When inputParaTableName is set, configs is ignored and the component uses the stored rules directly. This is useful for batch preprocessing pipelines that regularly re-import data with the same schema.

Example

The following example imputes missing values across five data types: string, bigint, double, boolean, and datetime.

Step 1: Create the test table

drop table if exists fill_missing_values_test_input;
create table fill_missing_values_test_input(
    col_string  string,
    col_bigint  bigint,
    col_double  double,
    col_boolean boolean,
    col_datetime datetime);
insert overwrite table fill_missing_values_test_input
select * from
(
    select '01' as col_string, 10 as col_bigint, 10.1 as col_double, True as col_boolean, cast('2016-07-01 10:00:00' as datetime) as col_datetime
    union all
    select cast(null as string), 11, 10.2, False, cast('2016-07-02 10:00:00' as datetime)
    union all
    select '02', cast(null as bigint), 10.3, True, cast('2016-07-03 10:00:00' as datetime)
    union all
    select '03', 12, cast(null as double), False, cast('2016-07-04 10:00:00' as datetime)
    union all
    select '04', 13, 10.4, cast(null as boolean), cast('2016-07-05 10:00:00' as datetime)
    union all
    select '05', 14, 10.5, True, cast(null as datetime)
) tmp;

Input data:

+------------+------------+------------+-------------+---------------------+
| col_string | col_bigint | col_double | col_boolean | col_datetime        |
+------------+------------+------------+-------------+---------------------+
| 01         | 10         | 10.1       | true        | 2016-07-01 10:00:00 |
| NULL       | 11         | 10.2       | false       | 2016-07-02 10:00:00 |
| 02         | NULL       | 10.3       | true        | 2016-07-03 10:00:00 |
| 03         | 12         | NULL       | false       | 2016-07-04 10:00:00 |
| 04         | 13         | 10.4       | NULL        | 2016-07-05 10:00:00 |
| 05         | 14         | 10.5       | true        | NULL                |
+------------+------------+------------+-------------+---------------------+

Step 2: Run imputation

The following rules are applied: replace null col_double values with the column mean, null-or-empty col_string values with a custom string, null col_bigint values with the column maximum, and null col_boolean and col_datetime values with fixed values.

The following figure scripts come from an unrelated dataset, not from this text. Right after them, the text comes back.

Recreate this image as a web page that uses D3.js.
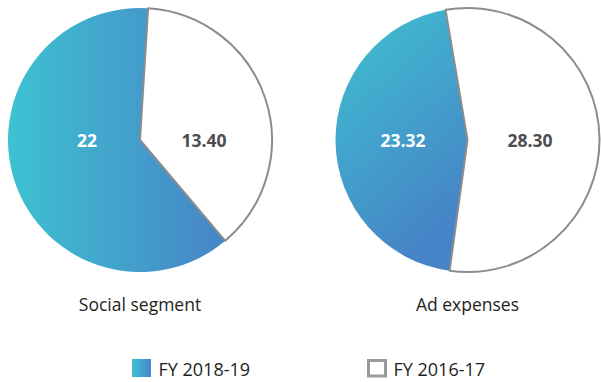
<!DOCTYPE html>
<html>
<head>
<meta charset="utf-8">
<script src="https://cdn.jsdelivr.net/npm/d3@7/dist/d3.min.js"></script>
<style>
  html, body { margin: 0; padding: 0; background: #fff; }
  svg { display: block; font-family: "Open Sans", "Noto Sans", sans-serif; }
</style>
</head>
<body>
<svg id="chart" width="601" height="382"></svg>
<script>
// Segment names and values per fiscal year
const segments = ["Social segment", "Ad expenses"];
const fy2018_19 = [22, 23.32];
const fy2016_17 = [13.40, 28.30];
const seriesNames = ["FY 2018-19", "FY 2016-17"];

const W = 601, H = 382;
const svg = d3.select("#chart");
const defs = svg.append("defs");

// Pie layout settings (start angle of the FY 2018-19 slice, in degrees)
const pieCfg = [
  { cx: 140, cy: 140, r: 132, start: 139.8, grad: { x1: 0, y1: 0, x2: 1, y2: 0 } },
  { cx: 467.5, cy: 140, r: 132, start: 187.8, grad: { x1: 0, y1: 0, x2: 0.45, y2: 1 } }
];

const cyan = "#3ec2d1", blue = "#4684c7";
const outline = "#8c8c8c";

function makeGrad(id, g) {
  const lg = defs.append("linearGradient").attr("id", id)
    .attr("x1", g.x1).attr("y1", g.y1).attr("x2", g.x2).attr("y2", g.y2);
  lg.append("stop").attr("offset", "0%").attr("stop-color", cyan);
  lg.append("stop").attr("offset", "100%").attr("stop-color", blue);
}

const fmt = v => Number.isInteger(v) ? String(v) : v.toFixed(2);

segments.forEach((name, i) => {
  const cfg = pieCfg[i];
  makeGrad("grad" + i, cfg.grad);
  const data = [
    { key: seriesNames[0], value: fy2018_19[i] },
    { key: seriesNames[1], value: fy2016_17[i] }
  ];
  const start = cfg.start * Math.PI / 180;
  const pie = d3.pie().sort(null).value(d => d.value)
    .startAngle(start).endAngle(start + 2 * Math.PI);
  const arcs = pie(data);
  const arc = d3.arc().innerRadius(0).outerRadius(cfg.r);

  const g = svg.append("g").attr("transform", `translate(${cfg.cx},${cfg.cy})`);
  g.selectAll("path").data(arcs).join("path")
    .attr("d", arc)
    .attr("fill", (d, j) => j === 0 ? `url(#grad${i})` : "#fff")
    .attr("stroke", (d, j) => j === 0 ? "none" : outline)
    .attr("stroke-width", 2)
    .attr("stroke-linejoin", "round");

  // Value labels sit on the horizontal through the centre
  const offsets = i === 0 ? [-53, 64] : [-64.5, 62.5];
  g.selectAll("text.val").data(arcs).join("text")
    .attr("class", "val")
    .attr("x", (d, j) => offsets[j])
    .attr("y", 6.5)
    .attr("text-anchor", "middle")
    .attr("font-size", 17.5)
    .attr("font-weight", 700)
    .attr("fill", (d, j) => j === 0 ? "#ffffff" : "#4d4d4f")
    .text(d => fmt(d.data.value));

  svg.append("text")
    .attr("x", cfg.cx)
    .attr("y", 311)
    .attr("text-anchor", "middle")
    .attr("font-size", 17.5)
    .attr("fill", "#231f20")
    .text(name);
});

// Legend
makeGrad("gradLegend", { x1: 0, y1: 0, x2: 1, y2: 0 });
const legend = [
  { name: seriesNames[0], x: 132 },
  { name: seriesNames[1], x: 367 }
];
legend.forEach((l, j) => {
  if (j === 0) {
    svg.append("rect").attr("x", l.x).attr("y", 359).attr("width", 19).attr("height", 18)
      .attr("fill", "url(#gradLegend)");
  } else {
    svg.append("rect").attr("x", l.x + 1.5).attr("y", 360.5).attr("width", 17).attr("height", 15.5)
      .attr("fill", "#fff").attr("stroke", "#999999").attr("stroke-width", 3);
  }
  svg.append("text")
    .attr("x", l.x + 26.5)
    .attr("y", 375.5)
    .attr("font-size", 18)
    .attr("fill", "#231f20")
    .text(l.name);
});
</script>
</body>
</html>
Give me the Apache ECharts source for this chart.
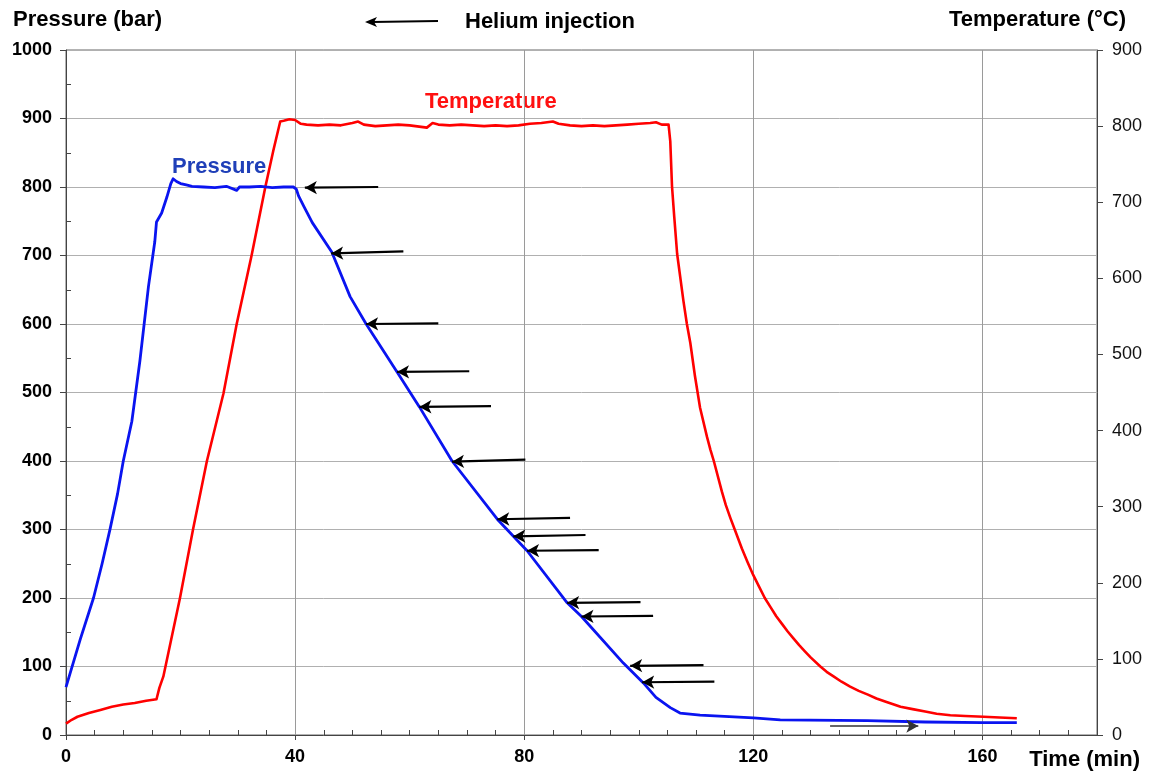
<!DOCTYPE html>
<html>
<head>
<meta charset="utf-8">
<script src="https://cdn.jsdelivr.net/npm/echarts@6/dist/echarts.min.js"></script>
<style>
  html, body { margin: 0; background: #fff; }
  #chart { width: 1153px; height: 771px; }
</style>
</head>
<body>
<div id="chart"></div>
<script>
// pressure (bar), left axis
const pressureTime = [0, 1, 2.5, 4.8, 6.3, 7.7, 9, 10.0, 11.5, 12.9, 14.4, 15.5, 15.8, 16.7, 17.6, 18.3, 18.7, 19.3, 20, 21, 22, 24, 26, 28, 29.8, 30.3, 32, 34, 36, 38, 39.7, 40.2, 40.6, 41.5, 43, 46.4, 49.6, 52.4, 57.8, 61.7, 67.4, 75.3, 80.5, 87.5, 90, 97.3, 100.8, 103, 105.5, 107.2, 110.7, 120, 124.7, 139.9, 150, 160, 166];
const pressureBar = [70, 98, 140, 200, 250, 301, 352, 400, 458, 546, 655, 720, 749, 762, 785, 805, 812, 808, 805, 803, 801, 800, 799, 801, 795, 800, 800, 801, 799, 800, 800, 797, 787, 772, 748, 705, 640, 600, 530, 479, 400, 315, 269, 193, 173, 105, 76, 55, 40, 32, 29, 25, 22, 21, 19, 18, 18];

// temperature (°C), right axis
const tempTime = [0, 1, 2, 4, 6, 8, 10, 12, 14, 15.8, 16.3, 17, 19.9, 22.2, 24.6, 27.5, 29.8, 32.4, 34.8, 36.2, 37.4, 38, 39, 40, 41, 42, 44, 46, 48, 50, 51, 52, 54, 56, 58, 60, 62, 63, 64, 65, 67, 69, 71, 73, 75, 77, 79, 81, 83, 85, 86, 88, 90, 92, 94, 96, 98, 100, 102, 103, 104, 105.2, 105.5, 105.8, 106.2, 106.7, 107.8, 108.4, 109, 109.8, 110.7, 111.9, 112.5, 113.1, 114.5, 115.2, 116, 117, 118, 119, 120, 121, 122, 123, 124, 125, 126, 127, 128, 129, 130, 131.7, 132.8, 134, 135.4, 136.9, 138.4, 140, 141.5, 143, 145.7, 147.8, 150, 152, 154.4, 157, 160.2, 163, 166];
const tempC = [15, 20, 24, 29, 33, 37, 40, 42, 45, 47, 62, 77, 180, 271, 360, 449, 540, 630, 720, 768, 806, 807, 809, 808, 803, 802, 801, 802, 801, 804, 806, 802, 800, 801, 802, 801, 799, 798, 804, 802, 801, 802, 801, 800, 801, 800, 801, 803, 804, 806, 803, 801, 800, 801, 800, 801, 802, 803, 804, 805, 802, 802, 780, 721, 680, 632, 570, 540, 515, 472, 430, 392, 375, 360, 320, 302, 285, 265, 245, 227, 210, 195, 180, 168, 156, 146, 136, 127, 118, 110, 102, 90, 83, 77, 70, 63.5, 58, 53, 48, 44, 37, 34, 31, 28, 26, 25, 24, 23, 22];

// helium injection arrows (head -> tail), pressure units
const arrowHeadTime = [41.7, 46.3, 52.4, 57.8, 61.7, 67.4, 75.3, 78.1, 80.5, 87.5, 90.0, 98.5, 100.6];
const arrowTailTime = [54.5, 58.9, 65.0, 70.4, 74.2, 80.2, 88.0, 90.7, 93.0, 100.3, 102.5, 111.3, 113.2];
const arrowHeadP = [799, 703, 600, 530, 479, 399, 315, 290, 269, 193, 173, 101, 77];
const arrowTailP = [800, 706, 601, 531, 480, 402, 317, 292, 270, 194, 174, 102, 78];
// release arrow near the bottom (tail -> head)
const ventTime = [133.4, 148.8];
const ventP = [13, 13];

const xTicks = [0, 40, 80, 120, 160];

const FONT = "'Liberation Sans', Arial, sans-serif";

const pressureData = pressureTime.map((t, i) => [t, pressureBar[i]]);
const tempData = tempTime.map((t, i) => [t, tempC[i]]);

const arrowLines = arrowHeadTime.map((t, i) => [
  { coord: [t, arrowHeadP[i]], symbol: 'arrow' },
  { coord: [arrowTailTime[i], arrowTailP[i]], symbol: 'none' }
]);
arrowLines.push([
  { coord: [ventTime[0], ventP[0]], symbol: 'none', lineStyle: { width: 1.5, color: '#333' } },
  { coord: [ventTime[1], ventP[1]], symbol: 'arrow' }
]);

const chart = echarts.init(document.getElementById('chart'));

chart.setOption({
  animation: false,
  backgroundColor: '#fff',
  grid: {
    left: 66, right: 56, top: 50, bottom: 36,
    show: true, borderColor: '#666', borderWidth: 1
  },
  xAxis: [
    {
      type: 'value', min: 0, max: 180, interval: 40,
      axisLine: { show: true, lineStyle: { color: '#444', width: 1 } },
      axisTick: { show: true, length: 5, lineStyle: { color: '#444' } },
      axisLabel: {
        showMaxLabel: false, margin: 13, color: '#000',
        fontFamily: FONT, fontSize: 18, fontWeight: 'bold',
        formatter: v => (xTicks.includes(v) ? String(v) : '')
      },
      splitLine: { show: true, lineStyle: { color: '#9a9a9a', width: 1 } }
    },
    {
      // minor ticks, drawn inwards
      type: 'value', min: 0, max: 180, interval: 40, position: 'bottom',
      axisLine: { show: false },
      axisTick: { show: true, inside: true, length: 0.01, lineStyle: { opacity: 0 } },
      axisLabel: { show: false },
      splitLine: { show: false },
      minorTick: { show: true, splitNumber: 8, length: 5, lineStyle: { color: '#444' } }
    }
  ],
  yAxis: [
    {
      type: 'value', min: 0, max: 1000, interval: 100, position: 'left',
      axisLine: { show: true, lineStyle: { color: '#444', width: 1 } },
      axisTick: { show: true, length: 6, lineStyle: { color: '#444' } },
      axisLabel: {
        margin: 14, color: '#000',
        fontFamily: FONT, fontSize: 18, fontWeight: 'bold',
        formatter: v => String(v)
      },
      splitLine: { show: true, lineStyle: { color: '#b0b0b0', width: 1 } }
    },
    {
      type: 'value', min: 0, max: 1000, interval: 100, position: 'left',
      axisLine: { show: false },
      axisTick: { show: true, inside: true, length: 0.01, lineStyle: { opacity: 0 } },
      axisLabel: { show: false },
      splitLine: { show: false },
      minorTick: { show: true, splitNumber: 2, length: 5, lineStyle: { color: '#444' } }
    },
    {
      type: 'value', min: 0, max: 900, interval: 100, position: 'right',
      axisLine: { show: true, lineStyle: { color: '#444', width: 1 } },
      axisTick: { show: true, length: 6, lineStyle: { color: '#444' } },
      axisLabel: {
        margin: 15, color: '#111',
        fontFamily: FONT, fontSize: 18
      },
      splitLine: { show: false }
    }
  ],
  series: [
    {
      name: 'Temperature',
      type: 'line',
      xAxisIndex: 0,
      yAxisIndex: 2,
      data: tempData,
      showSymbol: false,
      lineStyle: { color: '#ff0000', width: 2.6, join: 'round' },
      z: 3
    },
    {
      name: 'Pressure',
      type: 'line',
      xAxisIndex: 0,
      yAxisIndex: 0,
      data: pressureData,
      showSymbol: false,
      lineStyle: { color: '#0a14f0', width: 2.8, join: 'round' },
      z: 4,
      markLine: {
        silent: true,
        symbolSize: [10, 12],
        label: { show: false },
        lineStyle: { color: '#000', width: 2.2, type: 'solid' },
        emphasis: { disabled: true },
        data: arrowLines
      }
    }
  ],
  graphic: [
    {
      type: 'text', x: 13, y: 20,
      style: { text: 'Pressure (bar)', font: `bold 22px ${FONT}`, fill: '#000', textVerticalAlign: 'middle' }
    },
    {
      type: 'text', x: 1126, y: 20,
      style: { text: 'Temperature (°C)', font: `bold 22px ${FONT}`, fill: '#000', textAlign: 'right', textVerticalAlign: 'middle' }
    },
    {
      type: 'text', x: 465, y: 22,
      style: { text: 'Helium injection', font: `bold 22px ${FONT}`, fill: '#000', textVerticalAlign: 'middle' }
    },
    {
      type: 'line',
      shape: { x1: 438, y1: 21, x2: 372, y2: 22 },
      style: { stroke: '#000', lineWidth: 2.2 }
    },
    {
      type: 'polygon',
      shape: { points: [[365, 22], [377, 17], [374, 22], [377, 27]] },
      style: { fill: '#000' }
    },
    {
      type: 'text', x: 1140, y: 760,
      style: { text: 'Time (min)', font: `bold 22px ${FONT}`, fill: '#000', textAlign: 'right', textVerticalAlign: 'middle' }
    },
    {
      type: 'text', x: 172, y: 167,
      style: { text: 'Pressure', font: `bold 22px ${FONT}`, fill: '#1f3fb8', textVerticalAlign: 'middle' }
    },
    {
      type: 'text', x: 425, y: 102,
      style: { text: 'Temperature', font: `bold 22px ${FONT}`, fill: '#ff1010', textVerticalAlign: 'middle' }
    }
  ]
});
</script>
</body>
</html>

drop table if exists fill_missing_values_test_input_output;
drop table if exists fill_missing_values_test_input_model_output;
PAI -name FillMissingValues
    -project algo_public
    -Dconfigs="col_double,null,mean;col_string,null-empty,str_type_empty;col_bigint,null,max;col_boolean,null,true;col_datetime,null,2016-07-06 10:00:00"
    -DoutputParaTableName="fill_missing_values_test_input_model_output"
    -Dlifecycle="28"
    -DoutputTableName="fill_missing_values_test_input_output"
    -DinputTableName="fill_missing_values_test_input";

Step 3: View results

Output table fill_missing_values_test_input_output — all missing values replaced:

+----------------+------------+------------+-------------+---------------------+
| col_string     | col_bigint | col_double | col_boolean | col_datetime        |
+----------------+------------+------------+-------------+---------------------+
| 01             | 10         | 10.1       | true        | 2016-07-01 10:00:00 |
| str_type_empty | 11         | 10.2       | false       | 2016-07-02 10:00:00 |
| 02             | 14         | 10.3       | true        | 2016-07-03 10:00:00 |
| 03             | 12         | 10.3       | false       | 2016-07-04 10:00:00 |
| 04             | 13         | 10.4       | true        | 2016-07-05 10:00:00 |
| 05             | 14         | 10.5       | true        | 2016-07-06 10:00:00 |
+----------------+------------+------------+-------------+---------------------+

The computed replacement values are stored in fill_missing_values_test_input_model_output:

+-------------+-----------------------------------------------------------------------------------------------+
| feature     | json                                                                                          |
+-------------+-----------------------------------------------------------------------------------------------+
| col_string  | {"name": "fillMissingValues", "type": "string", "paras":{"missing_value_type": "null-empty", "replaced_value": "str_type_empty"}} |
| col_bigint  | {"name": "fillMissingValues", "type": "bigint", "paras":{"missing_value_type": "null", "replaced_value": 14}} |
| col_double  | {"name": "fillMissingValues", "type": "double", "paras":{"missing_value_type": "null", "replaced_value": 10.3}} |
| col_boolean | {"name": "fillMissingValues", "type": "boolean", "paras":{"missing_value_type": "null", "replaced_value": 1}} |
| col_datetime| {"name": "fillMissingValues", "type": "datetime", "paras":{"missing_value_type": "null", "replaced_value": 1467770400000}} |
+-------------+-----------------------------------------------------------------------------------------------+

The mean of col_double is 10.3 (computed from the five non-null values), and the maximum of col_bigint is 14. Pass fill_missing_values_test_input_model_output as inputParaTableName in a subsequent run to apply these same values to new data.